» Exercise objective:
In your copy, repeat the records exactly and leave out the pictures.

» Supplied records:
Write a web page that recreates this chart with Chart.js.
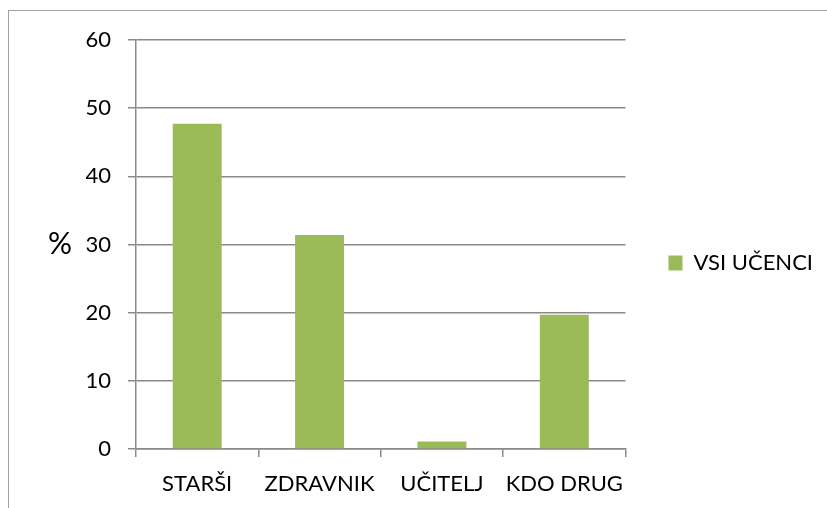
<!DOCTYPE html>
<html>
<head>
<meta charset="utf-8">
<script src="https://cdn.jsdelivr.net/npm/chart.js@4/dist/chart.umd.min.js"></script>
<style>
  html, body { margin: 0; padding: 0; background: #fff; overflow: hidden; }
  #wrap { position: relative; width: 827px; height: 508px; }
  #frame { position: absolute; left: 8px; top: 10px; width: 900px; height: 600px; border: 1.5px solid #a0a0a0; }
  canvas { position: absolute; left: 0; top: 0; }
</style>
</head>
<body>
<div id="wrap">
  <div id="frame"></div>
  <canvas id="chart" width="827" height="508"></canvas>
</div>
<script>
const categories = ["STARŠI", "ZDRAVNIK", "UČITELJ", "KDO DRUG"];
const seriesName = "VSI UČENCI";
const values = [47.7, 31.4, 1.1, 19.7];
const yTicks = [0, 10, 20, 30, 40, 50, 60];

const FONT = "Lato";
const FSIZE = 22;
const GRID = "#8a8a8a";

// horizontal "%" axis title left of the ticks
const percentTitle = {
  id: "percentTitle",
  afterDraw(chart) {
    const { ctx, chartArea } = chart;
    ctx.save();
    ctx.font = "30px " + FONT;
    ctx.fillStyle = "#000";
    ctx.textAlign = "center";
    ctx.textBaseline = "middle";
    ctx.fillText("%", chartArea.left - 76, (chartArea.top + chartArea.bottom) / 2);
    ctx.restore();
  },
};

new Chart(document.getElementById("chart"), {
  type: "bar",
  data: {
    labels: categories,
    datasets: [
      {
        label: seriesName,
        data: values,
        backgroundColor: "#9bbb59",
        barPercentage: 0.4,
        categoryPercentage: 1,
      },
    ],
  },
  options: {
    responsive: false,
    animation: false,
    layout: { padding: { top: 29, left: 0, right: 4, bottom: 11 } },
    plugins: {
      tooltip: { enabled: false },
      // empty spacer above the plot only, so the legend stays centred lower
      title: { display: true, text: "", fullSize: false, padding: 0, font: { size: 11, lineHeight: 1 } },
      legend: {
        position: "right",
        labels: {
          color: "#000",
          font: { family: FONT, size: FSIZE },
          boxWidth: 14,
          boxHeight: 15,
          padding: 43,
        },
      },
    },
    scales: {
      x: {
        afterFit(s) { s.height = 48; },
        ticks: { color: "#000", font: { family: FONT, size: FSIZE }, padding: 14, maxRotation: 0, autoSkip: false },
        grid: { drawOnChartArea: false, offset: true, tickLength: 8, color: GRID, lineWidth: 1.5 },
        border: { color: GRID, width: 1.5 },
      },
      y: {
        min: 0,
        max: 60,
        afterFit(s) { s.width = 136; },
        afterBuildTicks(s) { s.ticks = yTicks.map((v) => ({ value: v })); },
        ticks: { color: "#000", font: { family: FONT, size: FSIZE }, padding: 17 },
        grid: { tickLength: 8, color: GRID, lineWidth: 1.5 },
        border: { color: GRID, width: 1.5 },
      },
    },
  },
  plugins: [percentTitle],
});
</script>
</body>
</html>
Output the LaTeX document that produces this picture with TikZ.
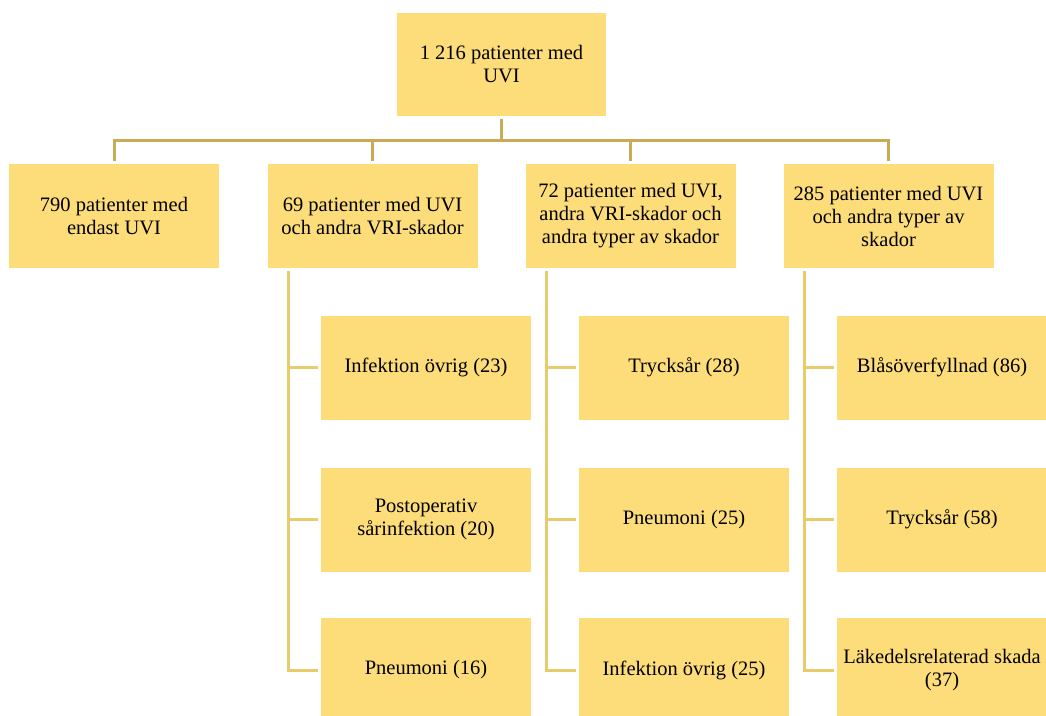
\documentclass[tikz,border=0pt]{standalone}
\usepackage{fontspec}
\setmainfont{Liberation Serif}
\definecolor{boxfill}{RGB}{253,220,122}
\definecolor{busline}{RGB}{201,171,85}
\definecolor{colline}{RGB}{232,203,107}
\begin{document}
\begin{tikzpicture}[x=1pt,y=-1pt,
  box/.style={fill=boxfill,draw=none,minimum width=210pt,minimum height=104pt,inner sep=0pt,align=center,font=\fontsize{20.5}{23}\selectfont,text=black},
  bus/.style={draw=busline,line width=3pt},
  col/.style={draw=colline,line width=3pt}]
\useasboundingbox (0,0) rectangle (1046,715);
\clip (0,0) rectangle (1046,715);
% top
\node[box,minimum width=209pt,minimum height=103pt] (top) at (501.5,64.5) {1 216 patienter med\\UVI};
% level 1
\node[box] (a1) at (114,216) {790 patienter med\\endast UVI};
\node[box] (a2) at (372.5,216) {69 patienter med UVI\\och andra VRI-skador};
\node[box] (a3) at (630.5,216) {72 patienter med UVI,\\andra VRI-skador och\\andra typer av skador};
\node[box] (a4) at (888.5,216) {285 patienter med UVI\\och andra typer av\\skador};
% level 2
\node[box] (b21) at (426,367.5) {Infektion övrig (23)};
\node[box] (b22) at (426,519.5) {Postoperativ\\sårinfektion (20)};
\node[box] (b23) at (426,670) {Pneumoni (16)};
\node[box] (b31) at (684,367.5) {Trycksår (28)};
\node[box] (b32) at (684,519.5) {Pneumoni (25)};
\node[box] (b33) at (684,670) {Infektion övrig (25)};
\node[box] (b41) at (942,367.5) {Blåsöverfyllnad (86)};
\node[box] (b42) at (942,519.5) {Trycksår (58)};
\node[box] (b43) at (942,670) {Läkedelsrelaterad skada\\(37)};
% bus
\coordinate (bus) at (0,140);
\draw[bus,shorten <=3pt] (top.south) -- (top.south |- bus);
\draw[bus,shorten <=3pt,shorten >=3pt] (a1.north) |- (a4.north |- bus) -- (a4.north);
\draw[bus,shorten >=3pt] (a2.north |- bus) -- (a2.north);
\draw[bus,shorten >=3pt] (a3.north |- bus) -- (a3.north);
% columns
\foreach \p/\c in {a2/b2,a3/b3,a4/b4}{
  \coordinate (\c top) at ([xshift=21pt]\p.south west);
  \draw[col,shorten <=3pt,shorten >=3pt] (\c top) |- (\c3.west);
  \draw[col,shorten >=3pt] (\c top |- \c1.west) -- (\c1.west);
  \draw[col,shorten >=3pt] (\c top |- \c2.west) -- (\c2.west);
}
\end{tikzpicture}
\end{document}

» Response to the task:
Write a web page that recreates this chart with Chart.js.
<!DOCTYPE html>
<html>
<head>
<meta charset="utf-8">
<script src="https://cdn.jsdelivr.net/npm/chart.js@4/dist/chart.umd.min.js"></script>
<style>
  html, body { margin: 0; padding: 0; background: #fff; overflow: hidden; }
  #wrap { position: relative; width: 827px; height: 508px; }
  #frame { position: absolute; left: 8px; top: 10px; width: 900px; height: 600px; border: 1.5px solid #a0a0a0; }
  canvas { position: absolute; left: 0; top: 0; }
</style>
</head>
<body>
<div id="wrap">
  <div id="frame"></div>
  <canvas id="chart" width="827" height="508"></canvas>
</div>
<script>
const categories = ["STARŠI", "ZDRAVNIK", "UČITELJ", "KDO DRUG"];
const seriesName = "VSI UČENCI";
const values = [47.7, 31.4, 1.1, 19.7];
const yTicks = [0, 10, 20, 30, 40, 50, 60];

const FONT = "Lato";
const FSIZE = 22;
const GRID = "#8a8a8a";

// horizontal "%" axis title left of the ticks
const percentTitle = {
  id: "percentTitle",
  afterDraw(chart) {
    const { ctx, chartArea } = chart;
    ctx.save();
    ctx.font = "30px " + FONT;
    ctx.fillStyle = "#000";
    ctx.textAlign = "center";
    ctx.textBaseline = "middle";
    ctx.fillText("%", chartArea.left - 76, (chartArea.top + chartArea.bottom) / 2);
    ctx.restore();
  },
};

new Chart(document.getElementById("chart"), {
  type: "bar",
  data: {
    labels: categories,
    datasets: [
      {
        label: seriesName,
        data: values,
        backgroundColor: "#9bbb59",
        barPercentage: 0.4,
        categoryPercentage: 1,
      },
    ],
  },
  options: {
    responsive: false,
    animation: false,
    layout: { padding: { top: 29, left: 0, right: 4, bottom: 11 } },
    plugins: {
      tooltip: { enabled: false },
      // empty spacer above the plot only, so the legend stays centred lower
      title: { display: true, text: "", fullSize: false, padding: 0, font: { size: 11, lineHeight: 1 } },
      legend: {
        position: "right",
        labels: {
          color: "#000",
          font: { family: FONT, size: FSIZE },
          boxWidth: 14,
          boxHeight: 15,
          padding: 43,
        },
      },
    },
    scales: {
      x: {
        afterFit(s) { s.height = 48; },
        ticks: { color: "#000", font: { family: FONT, size: FSIZE }, padding: 14, maxRotation: 0, autoSkip: false },
        grid: { drawOnChartArea: false, offset: true, tickLength: 8, color: GRID, lineWidth: 1.5 },
        border: { color: GRID, width: 1.5 },
      },
      y: {
        min: 0,
        max: 60,
        afterFit(s) { s.width = 136; },
        afterBuildTicks(s) { s.ticks = yTicks.map((v) => ({ value: v })); },
        ticks: { color: "#000", font: { family: FONT, size: FSIZE }, padding: 17 },
        grid: { tickLength: 8, color: GRID, lineWidth: 1.5 },
        border: { color: GRID, width: 1.5 },
      },
    },
  },
  plugins: [percentTitle],
});
</script>
</body>
</html>
Output the LaTeX document that produces this picture with TikZ.
\documentclass[tikz,border=0pt]{standalone}
\usepackage{fontspec}
\setmainfont{Liberation Serif}
\definecolor{boxfill}{RGB}{253,220,122}
\definecolor{busline}{RGB}{201,171,85}
\definecolor{colline}{RGB}{232,203,107}
\begin{document}
\begin{tikzpicture}[x=1pt,y=-1pt,
  box/.style={fill=boxfill,draw=none,minimum width=210pt,minimum height=104pt,inner sep=0pt,align=center,font=\fontsize{20.5}{23}\selectfont,text=black},
  bus/.style={draw=busline,line width=3pt},
  col/.style={draw=colline,line width=3pt}]
\useasboundingbox (0,0) rectangle (1046,715);
\clip (0,0) rectangle (1046,715);
% top
\node[box,minimum width=209pt,minimum height=103pt] (top) at (501.5,64.5) {1 216 patienter med\\UVI};
% level 1
\node[box] (a1) at (114,216) {790 patienter med\\endast UVI};
\node[box] (a2) at (372.5,216) {69 patienter med UVI\\och andra VRI-skador};
\node[box] (a3) at (630.5,216) {72 patienter med UVI,\\andra VRI-skador och\\andra typer av skador};
\node[box] (a4) at (888.5,216) {285 patienter med UVI\\och andra typer av\\skador};
% level 2
\node[box] (b21) at (426,367.5) {Infektion övrig (23)};
\node[box] (b22) at (426,519.5) {Postoperativ\\sårinfektion (20)};
\node[box] (b23) at (426,670) {Pneumoni (16)};
\node[box] (b31) at (684,367.5) {Trycksår (28)};
\node[box] (b32) at (684,519.5) {Pneumoni (25)};
\node[box] (b33) at (684,670) {Infektion övrig (25)};
\node[box] (b41) at (942,367.5) {Blåsöverfyllnad (86)};
\node[box] (b42) at (942,519.5) {Trycksår (58)};
\node[box] (b43) at (942,670) {Läkedelsrelaterad skada\\(37)};
% bus
\coordinate (bus) at (0,140);
\draw[bus,shorten <=3pt] (top.south) -- (top.south |- bus);
\draw[bus,shorten <=3pt,shorten >=3pt] (a1.north) |- (a4.north |- bus) -- (a4.north);
\draw[bus,shorten >=3pt] (a2.north |- bus) -- (a2.north);
\draw[bus,shorten >=3pt] (a3.north |- bus) -- (a3.north);
% columns
\foreach \p/\c in {a2/b2,a3/b3,a4/b4}{
  \coordinate (\c top) at ([xshift=21pt]\p.south west);
  \draw[col,shorten <=3pt,shorten >=3pt] (\c top) |- (\c3.west);
  \draw[col,shorten >=3pt] (\c top |- \c1.west) -- (\c1.west);
  \draw[col,shorten >=3pt] (\c top |- \c2.west) -- (\c2.west);
}
\end{tikzpicture}
\end{document}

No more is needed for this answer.